Thursday, June 14

How to Love a Closed Kitchen


Can you imagine that there are people, moreover American citizens that relish in the fact that their kitchen is closed to the rest of their home? The nerve! In reality, not all people feel that the kitchen should be a focal point of the home and some even prefer to cook in solitude. A recent SF Chronicle special contains a letter from one such, closed kitchen fan. Here is an excerpt:

"So, let's tear down this wall between the kitchen and the breakfast room," said the contractor, pointing to the wall with the beautiful Chinese carved cabinet doors, "and then we can open up the living room to the kitchen, and you'll have one great big space instead of all these little dinky rooms."
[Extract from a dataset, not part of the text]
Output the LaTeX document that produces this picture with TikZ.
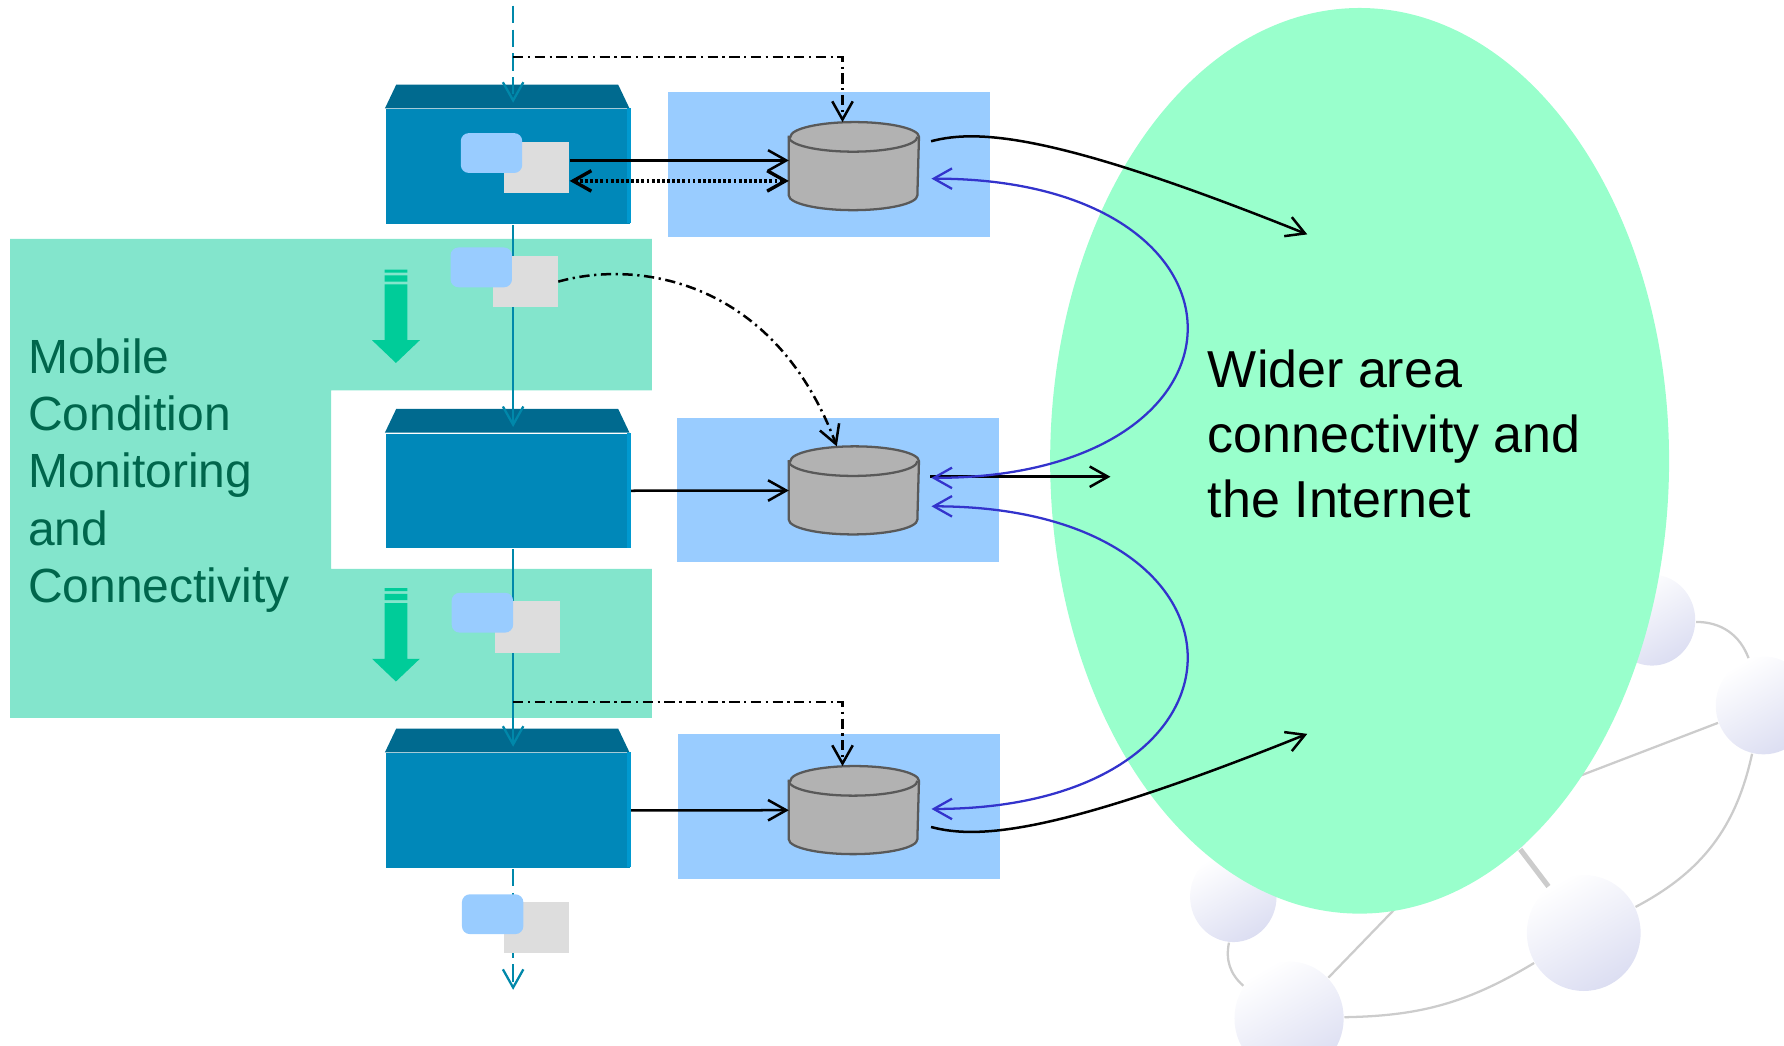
\documentclass[tikz,border=0pt]{standalone}
\usepackage{fontspec}
\setmainfont{Liberation Sans}
\usepackage{tikz}
\usepackage{xcolor}
\usetikzlibrary{arrows.meta,shapes.geometric}

\definecolor{zonegreen}{RGB}{131,229,204}
\definecolor{zonetext}{RGB}{0,102,76}
\definecolor{panelblue}{RGB}{153,204,255}
\definecolor{wangreen}{RGB}{153,255,204}
\definecolor{loopblue}{RGB}{51,51,204}
\definecolor{feedteal}{RGB}{0,136,170}
\definecolor{unitbody}{RGB}{0,136,185}
\definecolor{unitcap}{RGB}{0,106,143}
\definecolor{unitedge}{RGB}{0,153,208}
\definecolor{dropgreen}{RGB}{0,204,153}
\definecolor{storefill}{RGB}{178,178,178}
\definecolor{storeline}{RGB}{89,89,89}
\definecolor{sheetgray}{RGB}{221,221,221}
\definecolor{meshline}{RGB}{204,204,204}
\definecolor{meshball}{RGB}{220,222,242}

\begin{document}
\begin{tikzpicture}[x=0.1mm, y=-0.1mm,
    >={Straight Barb[length=1.6mm,width=1.8mm]},
    unit/.style={fill=unitbody, minimum width=21.5mm, minimum height=10.1mm, inner sep=0},
    panel/.style={fill=panelblue, minimum width=28.3mm, minimum height=12.7mm, inner sep=0},
    store/.style={minimum width=11.3mm, minimum height=7.6mm, inner sep=0},
    storeskin/.style={draw=storeline, fill=storefill, line width=0.2mm},
    card/.style={fill=panelblue, rounded corners=0.7mm, minimum width=5.4mm, minimum height=3.5mm, inner sep=0},
    sheet/.style={fill=sheetgray, minimum width=5.7mm, minimum height=4.5mm, inner sep=0},
    ball/.style={ellipse, inner sep=0, top color=white, bottom color=meshball, shading angle=30},
    mesh/.style={draw=meshline, line width=0.2mm},
    feed/.style={draw=feedteal, line width=0.2mm, shorten >=0.5mm, ->},
    link/.style={draw=black, line width=0.22mm},
    reply/.style={draw=loopblue, line width=0.2mm, <->, shorten <=1.1mm, shorten >=1.1mm},
    trigger/.style={link, ->, dash pattern=on 0.9mm off 0.4mm on 0.2mm off 0.4mm},
]
\useasboundingbox (0,0) rectangle (1568,919);

% mesh of the wider network, behind the cloud
\node[ball, minimum width=7.6mm, minimum height=8mm] (s1) at (1452,545) {};
\node[ball, minimum width=8.4mm, minimum height=8.6mm] (s2) at (1550,620) {};
\node[ball, minimum width=7.6mm, minimum height=8mm] (s3) at (1084,788) {};
\node[ball, minimum width=10mm, minimum height=10.2mm] (s4) at (1392,820) {};
\node[ball, minimum width=9.6mm, minimum height=10mm] (s5) at (1133,895) {};
\node[ball, minimum width=8.4mm, minimum height=8.6mm] (s6) at (1310,712) {};
\draw[mesh] (s1) to[bend left=35] (s2);
\draw[mesh] (s2) to[bend left=25] (s4);
\draw[mesh] (s2) -- (s6);
\draw[mesh] (s4) to[bend left=15] (s5);
\draw[mesh] (s3) to[bend right=30] (s5);
\draw[mesh] (s5) -- (s6);
\draw[mesh, line width=0.45mm] (s6) -- (s4);

% the cloud
\node[ellipse, fill=wangreen, minimum width=54.4mm, minimum height=79.6mm, inner sep=0] (wan) at (1195,405) {};

% monitoring zone
\fill[zonegreen] (9,210) -- (573,210) -- (573,343) -- (291,343) -- (291,500)
    -- (573,500) -- (573,631) -- (9,631) -- cycle;
\foreach \dy in {0,280} {
  \fill[dropgreen, shift={(0,\dy)}] (338,237) rectangle (358,239.5) (338,242) rectangle (358,247.5)
      (338,250) -- (358,250) -- (358,299) -- (369,299) -- (348,319) -- (327,299) -- (338,299) -- cycle;
}

% store panels
\node[panel] (panel1) at (728.5,144.5) {};
\node[panel] (panel2) at (736.5,430.5) {};
\node[panel] (panel3) at (737.5,709) {};

% units
\node[unit] (box1) at (446.5,146.5) {};
\node[unit] (box2) at (446.5,431.5) {};
\node[unit] (box3) at (446.5,712.5) {};
\fill[unitcap] (box1.north west) -- ++(10,-21) -- ++(195,0) -- ++(10,21) -- cycle;
\fill[unitcap] (box2.north west) -- ++(10,-21) -- ++(195,0) -- ++(10,21) -- cycle;
\fill[unitcap] (box3.north west) -- ++(10,-21) -- ++(195,0) -- ++(10,21) -- cycle;
\fill[unitedge] (box1.north east) rectangle ++(-4,101);
\fill[unitedge] (box2.north east) rectangle ++(-4,101);
\fill[unitedge] (box3.north east) rectangle ++(-4,101);

% feed down the chain
\coordinate (feed-in) at (451,5);
\coordinate (feed-out) at (451,870);
\draw[feed, dash pattern=on 1.5mm off 0.6mm] (feed-in) -- (feed-in |- box1.north);
\draw[feed] (feed-in |- box1.south) -- (feed-in |- box2.north);
\draw[feed] (feed-in |- box2.south) -- (feed-in |- box3.north);
\draw[feed, dash pattern=on 1.5mm off 0.6mm, shorten >=0pt] (feed-in |- box3.south) -- (feed-out);

% messages
\node[sheet] (sheet1) at (471.5,147.5) {};
\node[card] (card1) at (432,134.5) {};
\node[sheet] (sheet2) at (461.5,247.5) {};
\node[card] (card2) at (423,235) {};
\node[sheet] (sheet3) at (463.5,551) {};
\node[card] (card3) at (424,538.5) {};
\node[sheet] (sheet4) at (471.5,815.5) {};
\node[card] (card4) at (433,803.5) {};

% stores
\node[store] (db1) at (750.5,146) {};
\node[store] (db2) at (750.5,431) {};
\node[store] (db3) at (750.5,712) {};
\foreach \s in {db1,db2,db3} {
  \filldraw[storeskin] ([yshift=-1.3mm]\s.north west) -- ([yshift=1.3mm]\s.south west)
      arc[start angle=180, end angle=360, x radius=5.65mm, y radius=1.3mm]
      -- ([yshift=-1.3mm]\s.north east)
      arc[start angle=0, end angle=180, x radius=5.65mm, y radius=1.3mm] -- cycle;
  \draw[storeskin, fill=none] ([yshift=-1.3mm]\s.north west)
      arc[start angle=180, end angle=360, x radius=5.65mm, y radius=1.3mm];
}

% local links
\draw[link, ->] (sheet1.east |- 0,141) -- (db1.west |- 0,141);
\draw[link, <->, dash pattern=on 0.25mm off 0.2mm, line width=0.3mm] (sheet1.east |- 0,159) -- (db1.west |- 0,159);
\draw[link, ->] (box2) -- (db2);
\draw[link, ->] (box3) -- (db3);

% triggers
\coordinate (tap1) at (451,50);
\coordinate (tap3) at (451,617);
\draw[trigger] (tap1) -| ([xshift=-1mm]db1.north);
\draw[trigger] (sheet2.east) .. controls (560,228) and (680,245) .. ([xshift=-1.5mm]db2.north);
\draw[trigger] (tap3) -| ([xshift=-1mm]db3.north);

% out to the wider area
\coordinate (wan-in1) at (1149,206);
\coordinate (wan-in2) at (976,419);
\coordinate (wan-in3) at (1149,645);
\draw[link, ->, shorten <=1.1mm] (db1.east |- 0,127) .. controls (860,113) and (930,118) .. (wan-in1);
\draw[link, ->, shorten <=1mm] (db2.east |- 0,419) -- (wan-in2);
\draw[link, ->, shorten <=1.1mm] (db3.east |- 0,724) .. controls (860,738) and (930,733) .. (wan-in3);

% replies between stores
\draw[reply] (db1.east |- 0,157) .. controls (1118,157) and (1118,420) .. (db2.east |- 0,420);
\draw[reply] (db2.east |- 0,445) .. controls (1118,445) and (1118,711) .. (db3.east |- 0,711);

% labels
\node[anchor=north west, align=left, inner sep=0, text=zonetext, font=\fontsize{12}{14.3}\selectfont]
    (zone-label) at (24,297) {Mobile\\Condition\\Monitoring\\and\\Connectivity};
\node[anchor=north west, align=left, inner sep=0, font=\fontsize{13}{16.2}\selectfont]
    (wan-label) at (1061,307) {Wider area\\connectivity and\\the Internet};
\end{tikzpicture}
\end{document}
His enthusiasm was not infectious.

"Thank you," we said. We didn't ask to see him again.

It was true: Our house, at least the kitchen end of it, was a warren of dinky rooms. The half bath (toilet and tiny corner sink) was so small that when you sat on the toilet, you couldn't open the door. That room opened off the little room that held the refrigerator. That one opened off the kitchen, where homemade standard-and-bracket shelves substituted for nonexistent cabinets. Something had to be done.

The breakfast room, though, was inviolable.

What my husband, Fred, and I finally decided on was as follows:

-- Get rid of the half bath (I'm sure we were the only people in the Bay Area ever to eliminate a bathroom), put a washer and dryer in that space, and consolidate it with the refrigerator room.